Do this: Exactly reproduce the lines of the listing below from the one containing "Reproduce this chart with Plotly.js." through the one containing "const zeroFrac = (0 - yMin) / (yMax - yMin);". Skip the images.

Rows from a dataset of charts and code:
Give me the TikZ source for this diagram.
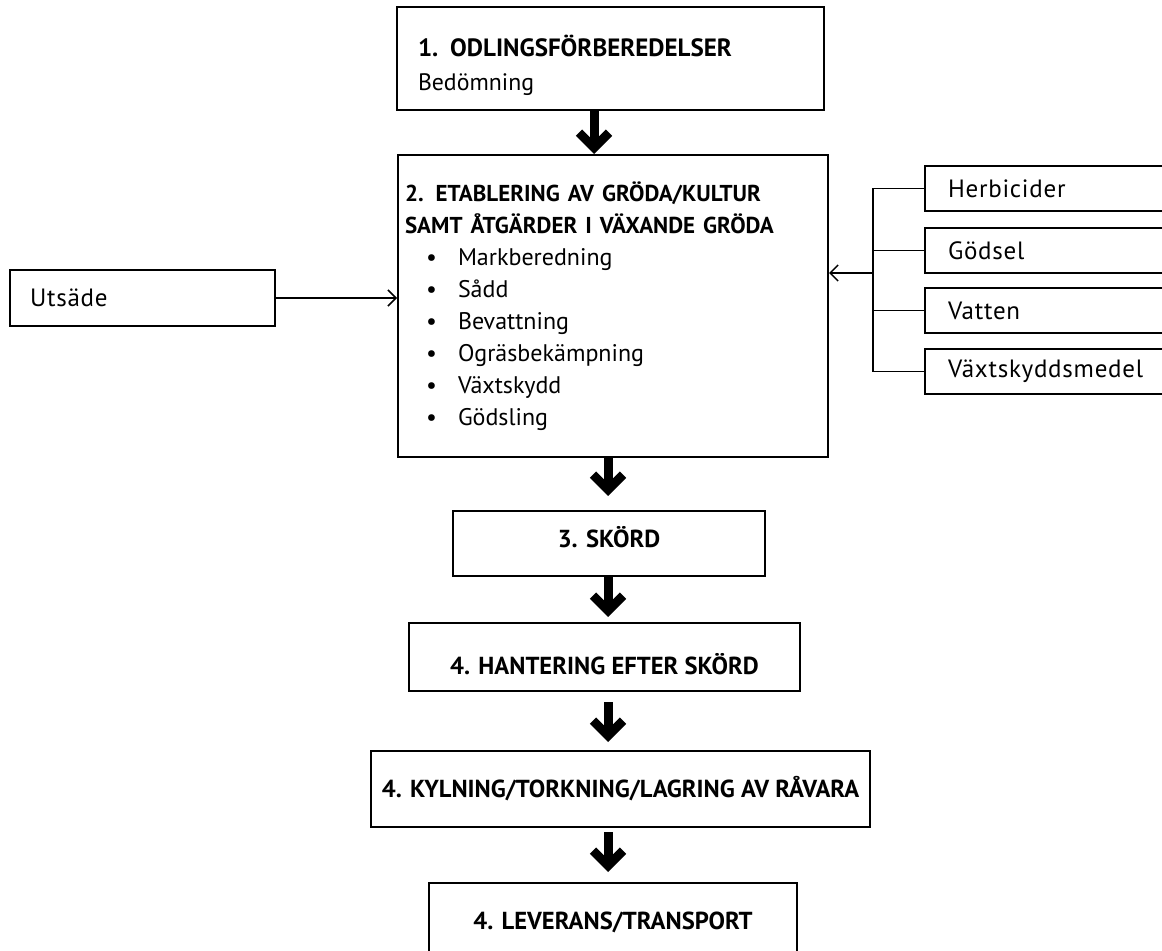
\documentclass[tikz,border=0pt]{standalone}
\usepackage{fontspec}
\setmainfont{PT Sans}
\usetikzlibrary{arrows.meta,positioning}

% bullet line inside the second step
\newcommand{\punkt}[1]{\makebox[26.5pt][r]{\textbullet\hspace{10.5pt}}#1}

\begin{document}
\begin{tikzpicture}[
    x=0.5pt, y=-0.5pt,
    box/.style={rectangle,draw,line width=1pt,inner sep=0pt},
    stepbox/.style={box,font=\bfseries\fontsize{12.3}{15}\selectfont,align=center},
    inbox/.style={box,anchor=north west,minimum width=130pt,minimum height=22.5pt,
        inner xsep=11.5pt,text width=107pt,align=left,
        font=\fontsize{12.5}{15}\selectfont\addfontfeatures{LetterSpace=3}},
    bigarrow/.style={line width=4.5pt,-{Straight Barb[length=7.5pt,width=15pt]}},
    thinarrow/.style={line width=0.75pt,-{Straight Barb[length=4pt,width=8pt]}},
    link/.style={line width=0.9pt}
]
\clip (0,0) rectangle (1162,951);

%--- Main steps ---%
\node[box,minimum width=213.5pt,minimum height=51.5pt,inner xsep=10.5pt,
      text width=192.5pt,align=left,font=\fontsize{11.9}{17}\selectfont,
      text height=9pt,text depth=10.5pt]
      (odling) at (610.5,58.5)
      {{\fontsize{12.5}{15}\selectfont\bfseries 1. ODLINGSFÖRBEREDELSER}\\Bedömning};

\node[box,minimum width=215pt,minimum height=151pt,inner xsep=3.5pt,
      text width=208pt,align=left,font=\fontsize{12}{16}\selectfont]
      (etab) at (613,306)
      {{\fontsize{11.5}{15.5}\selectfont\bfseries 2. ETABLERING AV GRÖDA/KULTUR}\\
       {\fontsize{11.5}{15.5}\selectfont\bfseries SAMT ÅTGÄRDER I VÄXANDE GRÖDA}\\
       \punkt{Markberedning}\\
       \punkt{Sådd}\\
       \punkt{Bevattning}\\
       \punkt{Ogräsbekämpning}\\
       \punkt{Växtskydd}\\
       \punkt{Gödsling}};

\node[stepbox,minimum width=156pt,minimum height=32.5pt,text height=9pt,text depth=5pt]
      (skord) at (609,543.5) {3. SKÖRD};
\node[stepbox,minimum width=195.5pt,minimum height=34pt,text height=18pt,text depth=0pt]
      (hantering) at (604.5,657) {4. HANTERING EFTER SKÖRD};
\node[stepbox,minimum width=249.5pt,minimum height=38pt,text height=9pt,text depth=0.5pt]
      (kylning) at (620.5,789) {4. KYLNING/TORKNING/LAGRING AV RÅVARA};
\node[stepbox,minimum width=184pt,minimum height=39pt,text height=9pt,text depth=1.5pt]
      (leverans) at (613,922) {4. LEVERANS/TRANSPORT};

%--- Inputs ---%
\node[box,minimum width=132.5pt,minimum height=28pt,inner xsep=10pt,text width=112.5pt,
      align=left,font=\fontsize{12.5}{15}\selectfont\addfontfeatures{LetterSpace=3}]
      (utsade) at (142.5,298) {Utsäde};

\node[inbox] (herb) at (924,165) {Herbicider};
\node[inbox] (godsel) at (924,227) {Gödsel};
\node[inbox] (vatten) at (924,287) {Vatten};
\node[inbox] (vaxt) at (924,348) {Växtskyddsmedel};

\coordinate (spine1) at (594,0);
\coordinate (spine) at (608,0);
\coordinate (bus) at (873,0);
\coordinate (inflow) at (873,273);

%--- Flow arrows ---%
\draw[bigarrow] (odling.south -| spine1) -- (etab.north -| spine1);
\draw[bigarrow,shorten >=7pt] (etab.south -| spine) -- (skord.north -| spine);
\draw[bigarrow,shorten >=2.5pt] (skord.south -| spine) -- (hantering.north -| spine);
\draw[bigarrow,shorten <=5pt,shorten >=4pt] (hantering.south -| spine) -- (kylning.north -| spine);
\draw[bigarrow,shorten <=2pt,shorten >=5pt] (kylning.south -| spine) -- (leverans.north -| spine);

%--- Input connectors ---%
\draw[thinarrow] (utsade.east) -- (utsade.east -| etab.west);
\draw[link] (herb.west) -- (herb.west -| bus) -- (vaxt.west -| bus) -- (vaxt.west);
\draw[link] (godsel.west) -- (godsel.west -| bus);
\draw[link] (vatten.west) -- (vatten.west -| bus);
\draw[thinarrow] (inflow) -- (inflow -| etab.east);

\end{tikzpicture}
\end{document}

==

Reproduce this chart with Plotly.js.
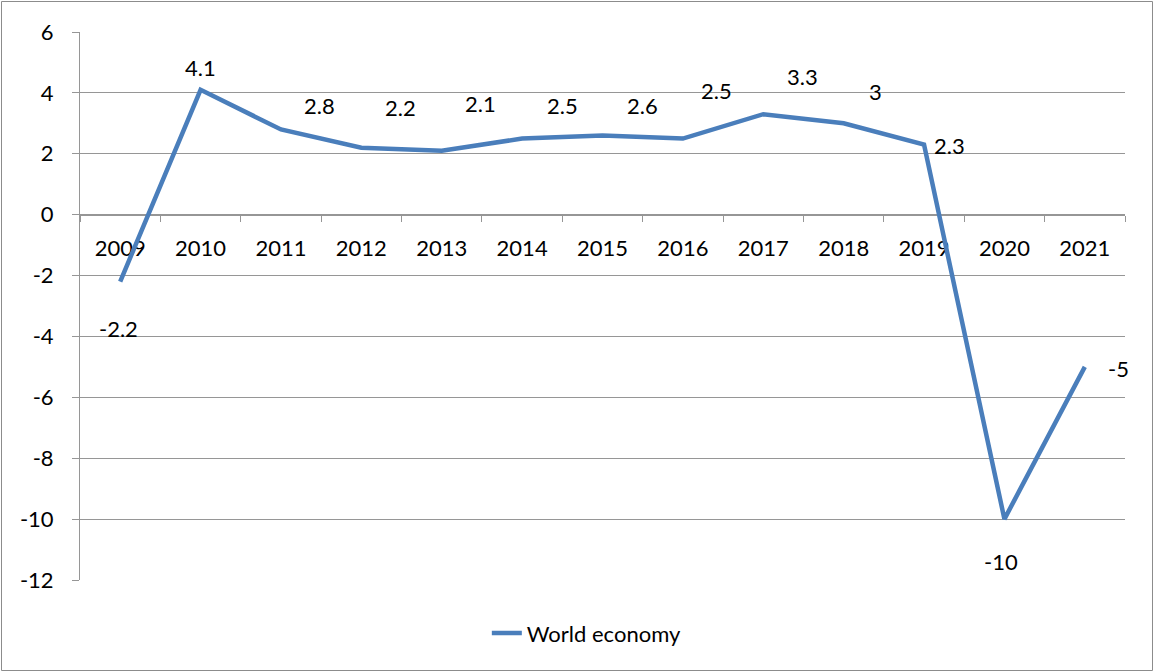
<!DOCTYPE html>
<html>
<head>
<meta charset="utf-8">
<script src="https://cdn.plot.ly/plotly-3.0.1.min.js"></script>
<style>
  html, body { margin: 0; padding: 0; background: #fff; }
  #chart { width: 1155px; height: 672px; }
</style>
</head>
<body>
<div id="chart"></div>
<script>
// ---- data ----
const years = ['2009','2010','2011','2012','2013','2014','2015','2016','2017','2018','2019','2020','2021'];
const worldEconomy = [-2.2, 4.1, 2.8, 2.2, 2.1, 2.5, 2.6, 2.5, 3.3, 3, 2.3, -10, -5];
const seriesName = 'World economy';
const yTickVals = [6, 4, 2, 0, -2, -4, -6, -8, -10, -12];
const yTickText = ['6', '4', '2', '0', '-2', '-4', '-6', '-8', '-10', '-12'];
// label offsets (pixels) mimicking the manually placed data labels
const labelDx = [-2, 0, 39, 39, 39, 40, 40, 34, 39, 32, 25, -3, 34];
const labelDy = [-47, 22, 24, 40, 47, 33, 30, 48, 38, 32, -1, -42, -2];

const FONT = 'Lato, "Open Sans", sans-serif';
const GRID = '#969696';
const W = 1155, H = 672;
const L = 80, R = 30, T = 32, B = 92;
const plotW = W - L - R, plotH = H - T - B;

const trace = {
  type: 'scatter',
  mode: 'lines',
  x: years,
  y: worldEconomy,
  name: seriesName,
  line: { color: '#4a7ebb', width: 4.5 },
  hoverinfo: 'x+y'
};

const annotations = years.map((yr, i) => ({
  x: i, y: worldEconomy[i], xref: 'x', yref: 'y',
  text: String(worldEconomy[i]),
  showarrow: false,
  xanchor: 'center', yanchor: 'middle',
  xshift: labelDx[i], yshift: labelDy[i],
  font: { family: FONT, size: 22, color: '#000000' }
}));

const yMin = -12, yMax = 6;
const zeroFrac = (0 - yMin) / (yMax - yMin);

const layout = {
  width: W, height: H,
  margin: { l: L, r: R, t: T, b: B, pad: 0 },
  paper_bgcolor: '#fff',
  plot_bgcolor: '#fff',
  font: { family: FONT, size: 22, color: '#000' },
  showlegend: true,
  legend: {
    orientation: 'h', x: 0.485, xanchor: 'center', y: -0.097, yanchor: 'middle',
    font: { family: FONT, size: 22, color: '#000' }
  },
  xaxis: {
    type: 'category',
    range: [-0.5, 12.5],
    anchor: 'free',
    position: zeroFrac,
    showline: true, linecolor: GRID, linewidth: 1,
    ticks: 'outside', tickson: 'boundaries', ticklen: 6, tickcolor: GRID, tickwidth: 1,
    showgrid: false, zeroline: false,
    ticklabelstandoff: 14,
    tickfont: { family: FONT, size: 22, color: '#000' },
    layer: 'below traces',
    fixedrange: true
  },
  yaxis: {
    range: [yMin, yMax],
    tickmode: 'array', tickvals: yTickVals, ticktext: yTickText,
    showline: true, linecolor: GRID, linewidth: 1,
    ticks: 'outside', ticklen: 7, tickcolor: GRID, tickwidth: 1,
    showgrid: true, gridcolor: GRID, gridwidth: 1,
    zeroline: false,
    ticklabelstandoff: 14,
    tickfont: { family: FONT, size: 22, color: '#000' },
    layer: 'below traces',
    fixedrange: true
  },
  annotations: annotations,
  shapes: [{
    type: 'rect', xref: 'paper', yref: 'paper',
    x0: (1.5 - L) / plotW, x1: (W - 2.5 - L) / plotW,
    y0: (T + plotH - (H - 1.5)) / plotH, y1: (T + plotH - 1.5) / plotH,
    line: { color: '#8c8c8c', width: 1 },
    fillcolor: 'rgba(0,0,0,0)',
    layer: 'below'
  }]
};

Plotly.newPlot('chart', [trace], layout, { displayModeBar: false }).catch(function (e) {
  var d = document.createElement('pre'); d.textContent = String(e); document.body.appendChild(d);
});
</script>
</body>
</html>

Answer to this exercise:
Reproduce this chart with Plotly.js.
<!DOCTYPE html>
<html>
<head>
<meta charset="utf-8">
<script src="https://cdn.plot.ly/plotly-3.0.1.min.js"></script>
<style>
  html, body { margin: 0; padding: 0; background: #fff; }
  #chart { width: 1155px; height: 672px; }
</style>
</head>
<body>
<div id="chart"></div>
<script>
// ---- data ----
const years = ['2009','2010','2011','2012','2013','2014','2015','2016','2017','2018','2019','2020','2021'];
const worldEconomy = [-2.2, 4.1, 2.8, 2.2, 2.1, 2.5, 2.6, 2.5, 3.3, 3, 2.3, -10, -5];
const seriesName = 'World economy';
const yTickVals = [6, 4, 2, 0, -2, -4, -6, -8, -10, -12];
const yTickText = ['6', '4', '2', '0', '-2', '-4', '-6', '-8', '-10', '-12'];
// label offsets (pixels) mimicking the manually placed data labels
const labelDx = [-2, 0, 39, 39, 39, 40, 40, 34, 39, 32, 25, -3, 34];
const labelDy = [-47, 22, 24, 40, 47, 33, 30, 48, 38, 32, -1, -42, -2];

const FONT = 'Lato, "Open Sans", sans-serif';
const GRID = '#969696';
const W = 1155, H = 672;
const L = 80, R = 30, T = 32, B = 92;
const plotW = W - L - R, plotH = H - T - B;

const trace = {
  type: 'scatter',
  mode: 'lines',
  x: years,
  y: worldEconomy,
  name: seriesName,
  line: { color: '#4a7ebb', width: 4.5 },
  hoverinfo: 'x+y'
};

const annotations = years.map((yr, i) => ({
  x: i, y: worldEconomy[i], xref: 'x', yref: 'y',
  text: String(worldEconomy[i]),
  showarrow: false,
  xanchor: 'center', yanchor: 'middle',
  xshift: labelDx[i], yshift: labelDy[i],
  font: { family: FONT, size: 22, color: '#000000' }
}));

const yMin = -12, yMax = 6;
const zeroFrac = (0 - yMin) / (yMax - yMin);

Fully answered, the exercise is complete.